┌──

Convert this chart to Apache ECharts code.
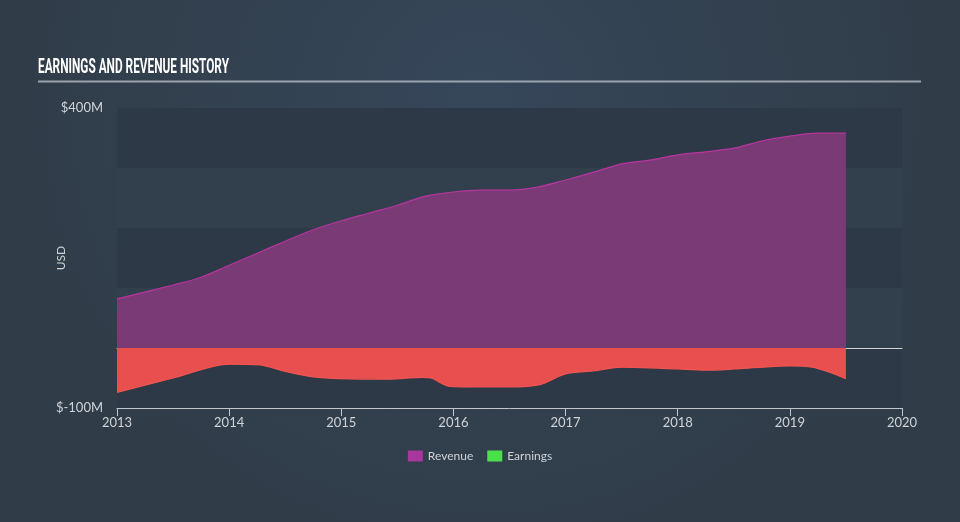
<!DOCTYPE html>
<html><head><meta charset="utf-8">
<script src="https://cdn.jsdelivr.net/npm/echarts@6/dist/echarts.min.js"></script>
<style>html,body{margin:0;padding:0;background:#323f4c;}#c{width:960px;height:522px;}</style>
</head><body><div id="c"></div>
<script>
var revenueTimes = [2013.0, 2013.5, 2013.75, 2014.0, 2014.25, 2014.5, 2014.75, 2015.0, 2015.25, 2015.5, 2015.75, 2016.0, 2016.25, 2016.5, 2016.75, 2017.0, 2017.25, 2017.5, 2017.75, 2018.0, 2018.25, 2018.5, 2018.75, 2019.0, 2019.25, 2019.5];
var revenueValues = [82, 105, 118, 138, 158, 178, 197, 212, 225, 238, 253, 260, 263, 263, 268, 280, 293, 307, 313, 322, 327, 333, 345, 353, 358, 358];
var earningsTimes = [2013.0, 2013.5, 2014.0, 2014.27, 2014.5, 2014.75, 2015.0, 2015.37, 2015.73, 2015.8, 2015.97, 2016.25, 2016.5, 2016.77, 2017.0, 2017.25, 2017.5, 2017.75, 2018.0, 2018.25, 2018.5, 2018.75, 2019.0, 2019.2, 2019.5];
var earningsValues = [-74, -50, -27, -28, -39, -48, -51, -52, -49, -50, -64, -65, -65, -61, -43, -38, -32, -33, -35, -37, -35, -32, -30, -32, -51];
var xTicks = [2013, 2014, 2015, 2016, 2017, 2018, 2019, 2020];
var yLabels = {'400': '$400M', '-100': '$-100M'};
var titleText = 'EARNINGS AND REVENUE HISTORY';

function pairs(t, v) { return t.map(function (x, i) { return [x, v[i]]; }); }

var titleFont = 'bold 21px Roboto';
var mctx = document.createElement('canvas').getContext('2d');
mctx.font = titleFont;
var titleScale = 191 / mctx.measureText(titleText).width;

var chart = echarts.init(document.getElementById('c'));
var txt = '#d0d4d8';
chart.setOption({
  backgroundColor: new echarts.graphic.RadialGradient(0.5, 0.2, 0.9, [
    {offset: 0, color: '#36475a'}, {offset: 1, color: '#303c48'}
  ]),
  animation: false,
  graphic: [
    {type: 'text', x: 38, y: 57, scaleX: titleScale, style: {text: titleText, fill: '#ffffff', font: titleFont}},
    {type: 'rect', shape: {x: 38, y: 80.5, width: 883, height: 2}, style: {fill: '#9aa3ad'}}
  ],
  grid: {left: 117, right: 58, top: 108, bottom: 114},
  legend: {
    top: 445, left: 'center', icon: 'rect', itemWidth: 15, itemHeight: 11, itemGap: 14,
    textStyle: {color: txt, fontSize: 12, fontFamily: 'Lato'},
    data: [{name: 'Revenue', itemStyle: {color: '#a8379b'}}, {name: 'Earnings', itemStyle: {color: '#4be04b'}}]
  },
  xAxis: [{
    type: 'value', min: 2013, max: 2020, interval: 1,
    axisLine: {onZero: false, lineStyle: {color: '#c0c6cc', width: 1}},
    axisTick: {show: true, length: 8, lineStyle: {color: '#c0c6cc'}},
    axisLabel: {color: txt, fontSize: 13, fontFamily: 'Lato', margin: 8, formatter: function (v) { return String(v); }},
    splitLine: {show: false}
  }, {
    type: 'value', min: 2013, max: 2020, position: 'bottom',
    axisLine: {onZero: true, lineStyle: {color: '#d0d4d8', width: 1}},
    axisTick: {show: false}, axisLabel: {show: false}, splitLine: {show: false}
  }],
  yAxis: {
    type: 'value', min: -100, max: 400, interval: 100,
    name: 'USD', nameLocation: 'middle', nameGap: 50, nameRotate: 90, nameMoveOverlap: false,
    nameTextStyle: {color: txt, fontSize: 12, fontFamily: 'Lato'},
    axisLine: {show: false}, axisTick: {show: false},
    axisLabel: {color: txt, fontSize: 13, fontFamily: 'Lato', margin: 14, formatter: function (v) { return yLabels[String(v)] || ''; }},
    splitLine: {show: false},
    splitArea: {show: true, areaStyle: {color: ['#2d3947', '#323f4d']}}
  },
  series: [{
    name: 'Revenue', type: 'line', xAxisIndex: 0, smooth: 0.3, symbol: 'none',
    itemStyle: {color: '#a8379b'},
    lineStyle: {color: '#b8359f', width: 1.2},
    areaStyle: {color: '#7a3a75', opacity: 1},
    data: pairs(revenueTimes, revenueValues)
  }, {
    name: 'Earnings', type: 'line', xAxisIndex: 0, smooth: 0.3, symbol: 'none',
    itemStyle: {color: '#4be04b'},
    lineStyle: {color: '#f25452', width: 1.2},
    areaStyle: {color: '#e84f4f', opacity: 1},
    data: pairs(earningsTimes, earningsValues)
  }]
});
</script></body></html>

└──

Omit the pictures, then repeat exactly each line from the beginning of the listing through the line with "var titleText = 'EARNINGS".

• **Problem solution**
Convert this chart to Apache ECharts code.
<!DOCTYPE html>
<html><head><meta charset="utf-8">
<script src="https://cdn.jsdelivr.net/npm/echarts@6/dist/echarts.min.js"></script>
<style>html,body{margin:0;padding:0;background:#323f4c;}#c{width:960px;height:522px;}</style>
</head><body><div id="c"></div>
<script>
var revenueTimes = [2013.0, 2013.5, 2013.75, 2014.0, 2014.25, 2014.5, 2014.75, 2015.0, 2015.25, 2015.5, 2015.75, 2016.0, 2016.25, 2016.5, 2016.75, 2017.0, 2017.25, 2017.5, 2017.75, 2018.0, 2018.25, 2018.5, 2018.75, 2019.0, 2019.25, 2019.5];
var revenueValues = [82, 105, 118, 138, 158, 178, 197, 212, 225, 238, 253, 260, 263, 263, 268, 280, 293, 307, 313, 322, 327, 333, 345, 353, 358, 358];
var earningsTimes = [2013.0, 2013.5, 2014.0, 2014.27, 2014.5, 2014.75, 2015.0, 2015.37, 2015.73, 2015.8, 2015.97, 2016.25, 2016.5, 2016.77, 2017.0, 2017.25, 2017.5, 2017.75, 2018.0, 2018.25, 2018.5, 2018.75, 2019.0, 2019.2, 2019.5];
var earningsValues = [-74, -50, -27, -28, -39, -48, -51, -52, -49, -50, -64, -65, -65, -61, -43, -38, -32, -33, -35, -37, -35, -32, -30, -32, -51];
var xTicks = [2013, 2014, 2015, 2016, 2017, 2018, 2019, 2020];
var yLabels = {'400': '$400M', '-100': '$-100M'};
var titleText = 'EARNINGS AND REVENUE HISTORY';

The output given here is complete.